自分の子供や、社員の子供たちが、将来自分の会社で働きたいと思えるような企業を目指して経営を続ければ、必ず子供や社員の方から「この会社を継がせてください」と言ってきます。これこそが、日本が2600年以上承継を続ける日本の知恵であり、日本型の経営スタイルの本質です。
3. 子どもたちの未来こそ日本の未来
なぜ、日本は世界でも最も創業100年以上の企業が多く存在するのか。それは経営の本質である「継続すること」の重要さを理解し、次の世代につなげるということを大切にしてきた国だからにほかなりません。
伊勢神宮には20年ごとに新しい社殿を造り替える「式年遷宮」という儀式が創建以来1300年以上にわたり行われ続けています。建造物も含めてあらゆるものは時の経過とともに劣化していきます。人の体が新陳代謝によって細胞が生まれ変わるように、社殿も20年に一度作り替えることで創建当時の建築技術や想いを常に新しく保たれています。式年遷宮の最も大きな効果は、20年ごとに行われる大規模な建設工事によって宮大工を含めた職人たちの雇用を創出し、次世代を担う若者たちが現場で学ぶ機会を定期的に与えられることにあります。いくら当時の設計図や建築技術があっても作り手である職人がいなければ再現することはできません。
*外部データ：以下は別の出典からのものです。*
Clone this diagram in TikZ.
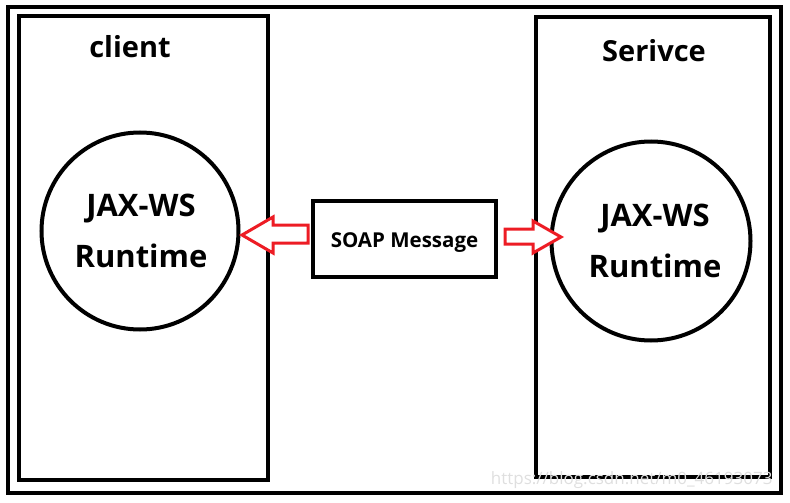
\documentclass[tikz,border=0pt]{standalone}
\usepackage{fontspec}
\setmainfont{Open Sans}
\definecolor{arrred}{RGB}{237,28,36}
\begin{document}
\begin{tikzpicture}[x=1pt,y=-1pt,
  frame/.style={draw=black,line width=4pt},
  lbl/.style={font=\bfseries\fontsize{29}{32}\selectfont},
  big/.style={font=\bfseries\fontsize{31}{51}\selectfont,align=center},
  blockarrow/.style={draw=arrred,line width=3pt,line join=miter,fill=white}]
\useasboundingbox (0,0) rectangle (790,503);
% outer frame
\draw[frame] (8,7) rectangle (781,493);
% client and service boxes
\node[frame,minimum width=249pt,minimum height=464pt,inner sep=0pt] (client) at (143.5,248) {};
\node[frame,minimum width=234pt,minimum height=460pt,inner sep=0pt] (service) at (653,247) {};
\node[lbl] (clientlbl) at (130,47) {client};
\node[lbl] (servicelbl) at (654,51) {Serivce};
% circles
\node[draw,circle,line width=4pt,minimum size=197pt,inner sep=0pt] (cl) at (140,231) {};
\node[big] (cltext) at ([xshift=1pt]cl) {JAX-WS\\Runtime};
\node[draw,circle,line width=4pt,minimum size=199pt,inner sep=0pt] (sr) at (651,241) {};
\node[big] (srtext) at ([xshift=4pt]sr) {JAX-WS\\Runtime};
% SOAP box
\node[frame,minimum width=183pt,minimum height=76pt,inner sep=0pt] (soap) at (404.5,239) {};
\node[font=\bfseries\fontsize{20.5}{24}\selectfont] (soaptext) at ([yshift=-4pt]soap) {SOAP Message};
% block arrows
\draw[blockarrow] (242,235) -- (273,217) -- (273,225) -- (308,225) -- (308,243) -- (273,243) -- (273,253) -- cycle;
\draw[blockarrow] (505,229) -- (533,229) -- (533,221) -- (561,237) -- (533,253) -- (533,244) -- (505,244) -- cycle;
% watermark
\node[text=gray!25,font=\fontsize{17}{20}\selectfont,anchor=east] (wm) at (776,480) {https://blog.csdn.net/m0\_46193073};
\end{tikzpicture}
\end{document}
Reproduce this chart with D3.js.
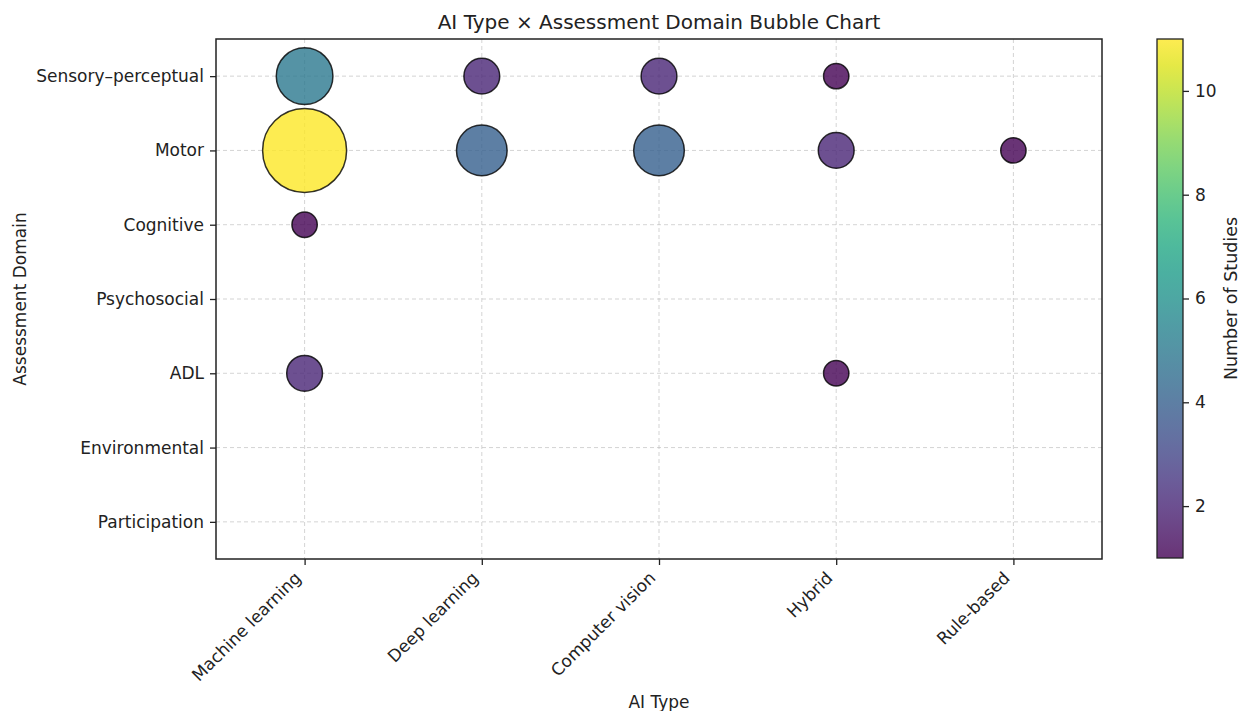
<!DOCTYPE html>
<html>
<head>
<meta charset="utf-8">
<script src="https://d3js.org/d3.v7.min.js"></script>
<style>
    body { margin: 0; background: white; }
    svg { font-family: "DejaVu Sans", sans-serif; }
    .grid line { stroke: #b0b0b0; stroke-dasharray: 4,3; stroke-opacity: 0.55; }
</style>
</head>
<body>
<script>
    // categories
    var aiTypes = ["Machine learning", "Deep learning", "Computer vision", "Hybrid", "Rule-based"];
    var domains = ["Sensory–perceptual", "Motor", "Cognitive", "Psychosocial", "ADL", "Environmental", "Participation"];

    // number of studies per AI type, one entry per domain (0 = no bubble)
    var machineLearning = [5, 11, 1, 0, 2, 0, 0];
    var deepLearning    = [2, 4, 0, 0, 0, 0, 0];
    var computerVision  = [2, 4, 0, 0, 0, 0, 0];
    var hybrid          = [1, 2, 0, 0, 1, 0, 0];
    var ruleBased       = [0, 1, 0, 0, 0, 0, 0];

    var colorTicks = [2, 4, 6, 8, 10];

    var counts = [machineLearning, deepLearning, computerVision, hybrid, ruleBased];
    var points = [];
    counts.forEach(function(row, i) {
        row.forEach(function(v, j) {
            if (v > 0) points.push({ai: aiTypes[i], domain: domains[j], n: v});
        });
    });

    var width = 1244, height = 711;
    var plot = {left: 216, right: 1102, top: 39, bottom: 559};
    var fs = 17;

    var svg = d3.select("body").append("svg")
        .attr("width", width)
        .attr("height", height);

    var x = d3.scalePoint().domain(aiTypes).range([plot.left, plot.right]).padding(0.5);
    var y = d3.scalePoint().domain(domains).range([plot.top, plot.bottom]).padding(0.5);
    var r = d3.scaleSqrt().domain([0, 11]).range([0, 42]);
    var color = d3.scaleSequential(d3.interpolateViridis).domain([1, 11]);

    // grid
    var grid = svg.append("g").attr("class", "grid");
    grid.selectAll(".gx").data(aiTypes).enter().append("line")
        .attr("x1", function(d) { return x(d); })
        .attr("x2", function(d) { return x(d); })
        .attr("y1", plot.top).attr("y2", plot.bottom);
    grid.selectAll(".gy").data(domains).enter().append("line")
        .attr("y1", function(d) { return y(d); })
        .attr("y2", function(d) { return y(d); })
        .attr("x1", plot.left).attr("x2", plot.right);

    // bubbles
    svg.append("g").selectAll("circle")
        .data(points)
        .enter().append("circle")
        .attr("cx", function(d) { return x(d.ai); })
        .attr("cy", function(d) { return y(d.domain); })
        .attr("r", function(d) { return r(d.n); })
        .attr("fill", function(d) { return color(d.n); })
        .attr("fill-opacity", 0.8)
        .attr("stroke", "#000")
        .attr("stroke-opacity", 0.8)
        .attr("stroke-width", 1.5);

    // frame
    svg.append("rect")
        .attr("x", plot.left).attr("y", plot.top)
        .attr("width", plot.right - plot.left)
        .attr("height", plot.bottom - plot.top)
        .attr("fill", "none")
        .attr("stroke", "#222")
        .attr("stroke-width", 1.5);

    // y axis
    var yAxis = svg.append("g")
        .attr("transform", "translate(" + plot.left + ",0)")
        .call(d3.axisLeft(y).tickSize(6).tickPadding(6));
    yAxis.select(".domain").remove();
    yAxis.selectAll(".tick line").attr("stroke", "#222").attr("stroke-width", 1.3);
    yAxis.selectAll("text").attr("font-size", fs).attr("fill", "#222")
        .attr("font-family", "DejaVu Sans");

    // x axis
    var xAxis = svg.append("g")
        .attr("transform", "translate(0," + plot.bottom + ")")
        .call(d3.axisBottom(x).tickSize(6).tickPadding(5));
    xAxis.select(".domain").remove();
    xAxis.selectAll(".tick line").attr("stroke", "#222").attr("stroke-width", 1.3);
    xAxis.selectAll("text")
        .attr("font-size", fs).attr("fill", "#222")
        .attr("font-family", "DejaVu Sans")
        .attr("text-anchor", "end")
        .attr("x", 0).attr("y", 0).attr("dy", 0)
        .attr("transform", "translate(-3,20) rotate(-45)");

    // title and labels
    svg.append("text")
        .attr("x", (plot.left + plot.right) / 2).attr("y", 29)
        .attr("text-anchor", "middle")
        .attr("font-size", 20).attr("fill", "#222")
        .text("AI Type × Assessment Domain Bubble Chart");

    svg.append("text")
        .attr("x", (plot.left + plot.right) / 2).attr("y", 708)
        .attr("text-anchor", "middle")
        .attr("font-size", fs).attr("fill", "#222")
        .text("AI Type");

    svg.append("text")
        .attr("transform", "translate(26," + (plot.top + plot.bottom) / 2 + ") rotate(-90)")
        .attr("text-anchor", "middle")
        .attr("font-size", fs).attr("fill", "#222")
        .text("Assessment Domain");

    // colorbar
    var cb = {x: 1157, w: 26, top: 39, bottom: 558};
    var cy = d3.scaleLinear().domain([1, 11]).range([cb.bottom, cb.top]);

    var defs = svg.append("defs");
    var grad = defs.append("linearGradient")
        .attr("id", "cbgrad")
        .attr("x1", 0).attr("y1", 1).attr("x2", 0).attr("y2", 0);
    d3.range(0, 1.0001, 0.05).forEach(function(t) {
        grad.append("stop")
            .attr("offset", t)
            .attr("stop-color", d3.interpolateViridis(t));
    });

    svg.append("rect")
        .attr("x", cb.x).attr("y", cb.top)
        .attr("width", cb.w).attr("height", cb.bottom - cb.top)
        .attr("fill", "url(#cbgrad)")
        .attr("fill-opacity", 0.8);
    svg.append("rect")
        .attr("x", cb.x).attr("y", cb.top)
        .attr("width", cb.w).attr("height", cb.bottom - cb.top)
        .attr("fill", "none")
        .attr("stroke", "#222").attr("stroke-width", 1.3);

    var cAxis = svg.append("g")
        .attr("transform", "translate(" + (cb.x + cb.w) + ",0)")
        .call(d3.axisRight(cy).tickValues(colorTicks).tickSize(6).tickPadding(6));
    cAxis.select(".domain").remove();
    cAxis.selectAll(".tick line").attr("stroke", "#222").attr("stroke-width", 1.3);
    cAxis.selectAll("text").attr("font-size", fs).attr("fill", "#222")
        .attr("font-family", "DejaVu Sans");

    svg.append("text")
        .attr("transform", "translate(1237," + (cb.top + cb.bottom) / 2 + ") rotate(-90)")
        .attr("text-anchor", "middle")
        .attr("font-size", 17.5).attr("fill", "#222")
        .text("Number of Studies");
</script>
</body>
</html>
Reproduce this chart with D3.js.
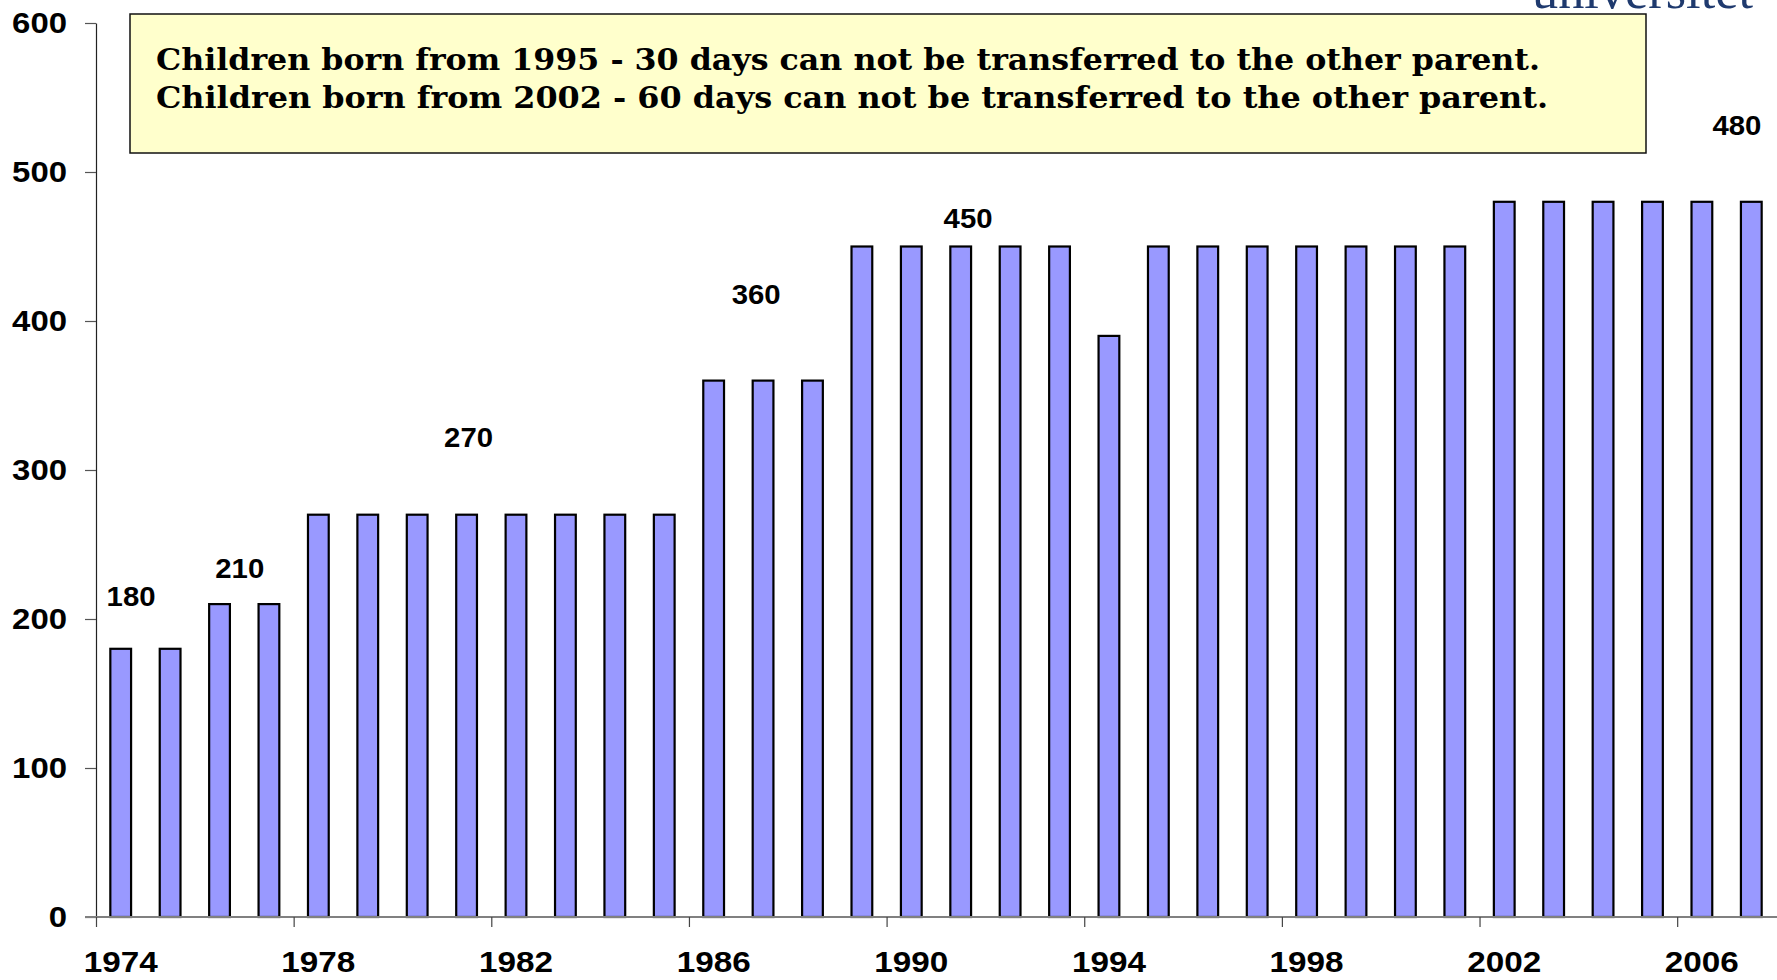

日本の優れた建築技術であれば木造建造物でも100年、200年耐えられる建造物を創ることは十分に可能です(日本最古の木造建造物である法隆寺は1415年前に建造されています)にも関わらず、20年ごとに新しいものを創るのは、「モノ」ではなく「ヒト」を次世代に残すことの方が難しいということを先人は理解していたからです。
中小企業も全く同じです。企業を存続させて次の世代へつなげるのは、資産でもビジネスモデルでもなく「そこに働く人たち」であり、次世代を担う若者たちである今の子どもたちです。子どもたちの未来を輝かせるのは、今を生きる私たち大人たちの責務であり、私たちの「在り方」が子どもたちの未来を左右します。だからこそ子どもたちのために必要とされる企業を1社でも多く増やし、残すことが私たちエンパワーの使命なのです。